STRASBOURG: Le marcheur Alain Fontanel, battu aux municipales par les Verts, et la numéro deux de ce parti, investie par la Nupes, Sandra Regol, se disputent la 1ère circonscription du Bas-Rhin à Strasbourg, où ils jouent chacun une partie de leur avenir politique aux élections législatives.
Sur ce territoire qui couvre le centre-ville strasbourgeois et s'étend des villas cossus du Parc de l'Orangerie au quartier de reconquête républicaine de Hautepierre, Jean-Luc Mélenchon est arrivé largement en tête au premier tour de la présidentielle avec 36,8% des voix.
"L'effet troisième tour est attendu dans les quartiers, il y a beaucoup d'espoir", est persuadée Sandra Regol, secrétaire nationale adjointe des Verts, dont certains tracts affichent désormais la photo du leader insoumis.
Fort de la conquête surprise de la capitale alsacienne par Jeanne Barseghian en 2020, l'état- major écologiste avait tôt repéré l'endroit sur la carte électorale. Mme Regol, qui a travaillé et milité en Alsace jusqu'en 2012, était pressentie pour la bataille, avant même les résultats de la présidentielle.
"Cela fait 10 ans que je ne l'ai pas vue sur le terrain", clame Alain Fontanel, son principal adversaire dans cette élection, la plus acharnée d'Alsace avec 17 candidats. L'ancien socialiste, marcheur de la première heure, qui a vu la mairie de Strasbourg lui échapper après une vaine alliance avec LR, vit cette nouvelle campagne "sereinement", se qualifiant désormais de "challenger". Et il jure ne pas voir ce nouveau scrutin "comme une revanche".
Une campagne à trois échelles
"Je porte le bilan national, elle le local", analyse-t-il, dans cette législative sans sortant, où le LREM Thierry Michels ne se représente pas.
En campagne ce jour-là près de la favorable avenue des Vosges, l'ex-premier adjoint laisse libre cours aux récriminations contre la mairie d'une habitante qui se plaint de la baisse du nombre de places de stationnement.
"Je ne suis pas l'ambassadrice de la maire", répond de son côté Sandra Regol, qui conteste les procès en parachutage, en rappelant qu'elle faisait de la politique ici "avant qu'En Marche n'existe" et qu'elle était déjà la candidate des Verts sur la circonscription en 2012.
Porte-parole d'EELV avant de seconder Julien Bayou à la tête du mouvement, "j'ai investi toute mon énergie pour le collectif", explique-t-elle pour justifier son éloignement. "Aujourd'hui je peux peser nationalement et localement".
Deux échelles qui se confondent dans ce match, auxquelles il faut ajouter le niveau européen.

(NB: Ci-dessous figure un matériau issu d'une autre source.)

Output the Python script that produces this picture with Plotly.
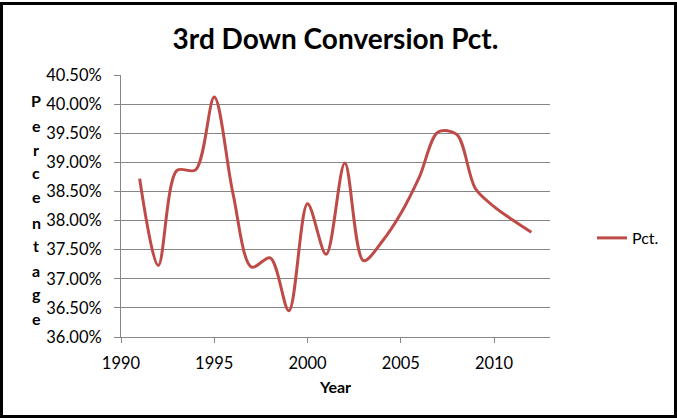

La désobéissance aux règles communautaires, âprement débattue lors des négociations d'union de la gauche, résonne en effet de manière particulière dans la capitale alsacienne qui abrite le siège du Parlement européen.
«Réorientation de l'Europe»
"Les traités protègent Strasbourg dans son statut de capitale européenne, désobéir, c'est l'affaiblir", tranche Alain Fontanel, alors que la question régulièrement agitée d'une relocalisation totale à Bruxelles des sessions parlementaires fait figure d'épouvantail politique local.
"Nous ne voulons pas de Frexit, mais une réorientation de l'Europe", temporise Sandra Regol, qui a participé aux négociations de la Nouvelle union populaire écologique et sociale, arguant que "les règles budgétaires contournées par Macron, ce sont des dérogations et au final de la désobéissance".
Dans ce duel annoncé, que l'ancien député PS Eric Elkouby (2016-2017) aimerait bien remettre en cause, l'enjeu principal est celui de la mobilisation, particulièrement du côté des quartiers populaires de Hautepierre et des Poteries pour Mme Regol, où Jean-Luc Mélenchon a fait ses meilleurs scores en avril.
Sur le papier, la Nupes est en position favorable. Avec les résultats de Yannick Jadot, Fabien Roussel et Anne Hidalgo, le total des voix de gauche au premier tour de la présidentielle atteint les 46% dans la circonscription, Emmanuel Macron, faisant mieux que sa moyenne nationale mais tout de même largement distancé, à 31%.
"On n'est pas à Marseille ici", tempère pourtant le politologue strasbourgeois Richard Kleinschmager, découplant les résultats nationaux des scrutins locaux. Celui-ci décrit une ville aux traditions oscillant entre "démocratie-chrétienne et socialisme de la deuxième gauche, rocardien mais pas mélenchoniste".